AVAILABLE DATA »
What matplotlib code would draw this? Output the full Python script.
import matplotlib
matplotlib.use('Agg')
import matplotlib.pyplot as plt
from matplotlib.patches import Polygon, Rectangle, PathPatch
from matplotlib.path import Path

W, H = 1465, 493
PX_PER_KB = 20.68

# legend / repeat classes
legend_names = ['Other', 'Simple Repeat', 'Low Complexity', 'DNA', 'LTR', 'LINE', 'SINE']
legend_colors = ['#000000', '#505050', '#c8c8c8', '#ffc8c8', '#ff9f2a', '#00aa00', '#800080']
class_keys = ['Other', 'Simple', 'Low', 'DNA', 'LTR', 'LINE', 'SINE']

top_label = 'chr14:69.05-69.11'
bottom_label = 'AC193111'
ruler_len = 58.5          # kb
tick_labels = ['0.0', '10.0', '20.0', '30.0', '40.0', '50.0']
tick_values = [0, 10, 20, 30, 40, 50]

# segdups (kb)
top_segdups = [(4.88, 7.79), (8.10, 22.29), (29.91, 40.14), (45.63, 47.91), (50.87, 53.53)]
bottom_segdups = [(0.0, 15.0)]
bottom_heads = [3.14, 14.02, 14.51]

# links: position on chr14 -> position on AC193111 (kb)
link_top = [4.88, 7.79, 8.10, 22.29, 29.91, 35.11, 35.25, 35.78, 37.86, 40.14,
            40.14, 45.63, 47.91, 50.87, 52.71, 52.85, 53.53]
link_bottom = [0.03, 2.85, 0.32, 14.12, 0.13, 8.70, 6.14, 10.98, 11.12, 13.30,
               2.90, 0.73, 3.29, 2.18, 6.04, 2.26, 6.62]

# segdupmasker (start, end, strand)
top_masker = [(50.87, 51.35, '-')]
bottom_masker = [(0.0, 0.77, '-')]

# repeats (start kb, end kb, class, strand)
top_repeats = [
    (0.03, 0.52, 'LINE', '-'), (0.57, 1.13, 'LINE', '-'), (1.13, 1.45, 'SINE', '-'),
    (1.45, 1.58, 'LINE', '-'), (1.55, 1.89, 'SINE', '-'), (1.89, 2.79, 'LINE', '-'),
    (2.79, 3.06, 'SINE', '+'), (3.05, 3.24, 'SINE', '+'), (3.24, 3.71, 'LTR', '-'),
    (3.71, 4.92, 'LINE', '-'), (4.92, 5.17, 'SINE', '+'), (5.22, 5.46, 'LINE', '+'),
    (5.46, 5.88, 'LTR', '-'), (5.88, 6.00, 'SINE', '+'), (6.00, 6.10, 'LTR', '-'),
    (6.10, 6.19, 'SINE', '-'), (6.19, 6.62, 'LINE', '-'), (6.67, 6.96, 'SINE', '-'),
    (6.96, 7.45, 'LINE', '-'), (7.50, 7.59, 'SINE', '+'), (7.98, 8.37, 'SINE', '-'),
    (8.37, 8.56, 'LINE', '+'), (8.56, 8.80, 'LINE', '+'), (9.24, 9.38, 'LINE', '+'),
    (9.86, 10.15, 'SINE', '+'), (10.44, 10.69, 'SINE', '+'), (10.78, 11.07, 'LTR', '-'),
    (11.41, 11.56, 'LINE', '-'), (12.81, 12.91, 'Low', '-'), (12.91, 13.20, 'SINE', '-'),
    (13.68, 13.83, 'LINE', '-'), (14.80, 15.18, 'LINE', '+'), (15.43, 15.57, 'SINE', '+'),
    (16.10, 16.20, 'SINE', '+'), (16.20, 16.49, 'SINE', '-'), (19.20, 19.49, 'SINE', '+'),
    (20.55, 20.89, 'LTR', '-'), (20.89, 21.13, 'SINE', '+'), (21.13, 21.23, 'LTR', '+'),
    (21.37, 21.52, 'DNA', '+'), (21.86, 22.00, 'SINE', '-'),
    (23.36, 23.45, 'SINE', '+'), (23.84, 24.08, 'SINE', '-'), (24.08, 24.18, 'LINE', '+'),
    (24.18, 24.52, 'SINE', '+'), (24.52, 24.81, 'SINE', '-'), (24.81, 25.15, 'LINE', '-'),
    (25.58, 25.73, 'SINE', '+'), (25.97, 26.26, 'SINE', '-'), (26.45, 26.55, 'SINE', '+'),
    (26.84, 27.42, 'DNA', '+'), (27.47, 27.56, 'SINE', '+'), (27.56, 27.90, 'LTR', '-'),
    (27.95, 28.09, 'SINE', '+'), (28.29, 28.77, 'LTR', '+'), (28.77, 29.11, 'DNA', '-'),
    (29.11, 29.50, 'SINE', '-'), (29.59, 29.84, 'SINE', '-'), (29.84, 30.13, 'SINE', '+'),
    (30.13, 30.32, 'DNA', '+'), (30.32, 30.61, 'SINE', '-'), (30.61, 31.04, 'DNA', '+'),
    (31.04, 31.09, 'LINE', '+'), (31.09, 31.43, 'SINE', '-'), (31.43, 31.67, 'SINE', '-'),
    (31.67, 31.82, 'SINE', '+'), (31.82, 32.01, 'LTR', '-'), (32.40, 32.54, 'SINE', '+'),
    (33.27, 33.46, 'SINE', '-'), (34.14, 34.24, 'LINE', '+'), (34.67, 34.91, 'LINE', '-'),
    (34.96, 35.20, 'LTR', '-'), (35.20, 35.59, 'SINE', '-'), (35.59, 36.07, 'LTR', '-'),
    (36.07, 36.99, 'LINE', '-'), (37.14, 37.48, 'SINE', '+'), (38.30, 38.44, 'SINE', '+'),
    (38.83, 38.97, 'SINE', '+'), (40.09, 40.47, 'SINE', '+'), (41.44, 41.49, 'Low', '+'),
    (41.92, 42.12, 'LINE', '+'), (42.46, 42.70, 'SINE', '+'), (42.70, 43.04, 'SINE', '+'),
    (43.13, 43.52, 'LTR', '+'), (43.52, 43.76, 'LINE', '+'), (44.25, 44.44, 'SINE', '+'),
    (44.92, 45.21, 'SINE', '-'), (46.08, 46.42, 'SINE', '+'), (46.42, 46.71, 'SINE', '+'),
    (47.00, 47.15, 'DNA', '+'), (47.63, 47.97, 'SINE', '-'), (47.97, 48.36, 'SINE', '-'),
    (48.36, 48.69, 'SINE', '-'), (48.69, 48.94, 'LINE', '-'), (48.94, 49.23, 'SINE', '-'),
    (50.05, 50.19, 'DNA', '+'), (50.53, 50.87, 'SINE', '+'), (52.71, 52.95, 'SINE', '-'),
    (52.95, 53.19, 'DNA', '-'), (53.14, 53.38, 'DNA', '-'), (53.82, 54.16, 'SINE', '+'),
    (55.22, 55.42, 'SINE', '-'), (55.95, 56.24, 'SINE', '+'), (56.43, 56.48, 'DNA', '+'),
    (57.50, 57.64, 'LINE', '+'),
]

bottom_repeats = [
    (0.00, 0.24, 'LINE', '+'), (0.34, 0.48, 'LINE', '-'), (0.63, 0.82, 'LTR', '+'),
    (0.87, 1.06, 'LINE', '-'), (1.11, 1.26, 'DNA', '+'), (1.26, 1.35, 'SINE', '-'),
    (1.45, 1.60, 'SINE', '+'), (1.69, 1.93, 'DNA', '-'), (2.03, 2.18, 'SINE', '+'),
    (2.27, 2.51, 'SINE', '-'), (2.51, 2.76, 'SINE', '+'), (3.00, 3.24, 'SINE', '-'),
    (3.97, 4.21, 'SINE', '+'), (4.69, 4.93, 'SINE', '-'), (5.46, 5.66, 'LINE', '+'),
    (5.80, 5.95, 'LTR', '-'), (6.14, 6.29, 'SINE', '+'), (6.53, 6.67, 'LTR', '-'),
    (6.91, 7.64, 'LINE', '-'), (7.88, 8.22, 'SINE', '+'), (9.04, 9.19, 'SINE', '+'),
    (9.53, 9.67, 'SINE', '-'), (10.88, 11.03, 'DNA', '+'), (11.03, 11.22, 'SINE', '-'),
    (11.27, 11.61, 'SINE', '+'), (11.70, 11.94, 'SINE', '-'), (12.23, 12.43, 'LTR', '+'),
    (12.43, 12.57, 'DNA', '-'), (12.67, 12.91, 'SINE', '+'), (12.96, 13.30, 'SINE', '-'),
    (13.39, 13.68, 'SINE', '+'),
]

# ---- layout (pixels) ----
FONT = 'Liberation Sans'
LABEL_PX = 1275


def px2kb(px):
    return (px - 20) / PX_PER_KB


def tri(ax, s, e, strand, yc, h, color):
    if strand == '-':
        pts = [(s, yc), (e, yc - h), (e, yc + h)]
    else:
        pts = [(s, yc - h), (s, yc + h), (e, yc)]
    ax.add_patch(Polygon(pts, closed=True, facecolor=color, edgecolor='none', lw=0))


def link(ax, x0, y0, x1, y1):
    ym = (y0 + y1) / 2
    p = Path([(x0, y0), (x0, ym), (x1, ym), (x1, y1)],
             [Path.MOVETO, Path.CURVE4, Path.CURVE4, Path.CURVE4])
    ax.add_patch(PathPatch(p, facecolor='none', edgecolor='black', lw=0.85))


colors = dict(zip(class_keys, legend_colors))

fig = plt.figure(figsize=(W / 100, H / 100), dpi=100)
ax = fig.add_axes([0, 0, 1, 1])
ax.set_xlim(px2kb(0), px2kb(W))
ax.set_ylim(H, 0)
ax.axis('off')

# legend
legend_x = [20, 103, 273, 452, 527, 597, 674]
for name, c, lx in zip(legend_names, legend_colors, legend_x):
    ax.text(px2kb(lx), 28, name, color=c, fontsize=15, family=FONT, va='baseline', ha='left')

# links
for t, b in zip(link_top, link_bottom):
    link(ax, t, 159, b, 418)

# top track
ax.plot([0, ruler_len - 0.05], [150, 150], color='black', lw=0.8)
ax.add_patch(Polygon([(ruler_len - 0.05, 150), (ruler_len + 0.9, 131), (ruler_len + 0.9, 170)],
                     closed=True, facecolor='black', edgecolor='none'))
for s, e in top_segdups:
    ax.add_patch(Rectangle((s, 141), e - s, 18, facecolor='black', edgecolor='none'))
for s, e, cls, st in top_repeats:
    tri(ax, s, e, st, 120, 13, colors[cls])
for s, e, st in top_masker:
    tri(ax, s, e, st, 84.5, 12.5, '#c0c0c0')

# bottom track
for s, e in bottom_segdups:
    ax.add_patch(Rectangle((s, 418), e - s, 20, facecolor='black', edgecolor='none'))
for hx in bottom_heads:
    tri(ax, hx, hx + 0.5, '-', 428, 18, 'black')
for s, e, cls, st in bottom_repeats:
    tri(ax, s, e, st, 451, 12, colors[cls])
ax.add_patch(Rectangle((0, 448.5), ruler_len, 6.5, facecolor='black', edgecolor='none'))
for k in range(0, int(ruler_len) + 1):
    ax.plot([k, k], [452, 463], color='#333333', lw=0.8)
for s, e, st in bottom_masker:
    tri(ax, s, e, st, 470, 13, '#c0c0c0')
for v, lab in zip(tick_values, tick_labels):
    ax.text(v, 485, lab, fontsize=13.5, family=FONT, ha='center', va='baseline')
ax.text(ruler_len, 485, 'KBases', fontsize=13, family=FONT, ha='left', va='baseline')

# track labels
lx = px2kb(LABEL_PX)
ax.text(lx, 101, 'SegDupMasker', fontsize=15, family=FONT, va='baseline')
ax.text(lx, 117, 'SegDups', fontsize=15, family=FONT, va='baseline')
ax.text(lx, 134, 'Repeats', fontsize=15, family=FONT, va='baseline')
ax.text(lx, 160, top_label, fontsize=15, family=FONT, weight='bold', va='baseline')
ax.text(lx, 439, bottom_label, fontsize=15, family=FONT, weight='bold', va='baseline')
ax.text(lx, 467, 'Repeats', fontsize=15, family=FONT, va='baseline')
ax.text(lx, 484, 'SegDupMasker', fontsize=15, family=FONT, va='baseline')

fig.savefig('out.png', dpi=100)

EXERCISE INSTRUCTIONS »
Your output must be the lines of the material above, from the first through the line that contains "PX_PER_KB = 20.68", copied exactly. Include both endpoints and nothing else.

OUTPUT OF THE EXERCISE »
What matplotlib code would draw this? Output the full Python script.
import matplotlib
matplotlib.use('Agg')
import matplotlib.pyplot as plt
from matplotlib.patches import Polygon, Rectangle, PathPatch
from matplotlib.path import Path

W, H = 1465, 493
PX_PER_KB = 20.68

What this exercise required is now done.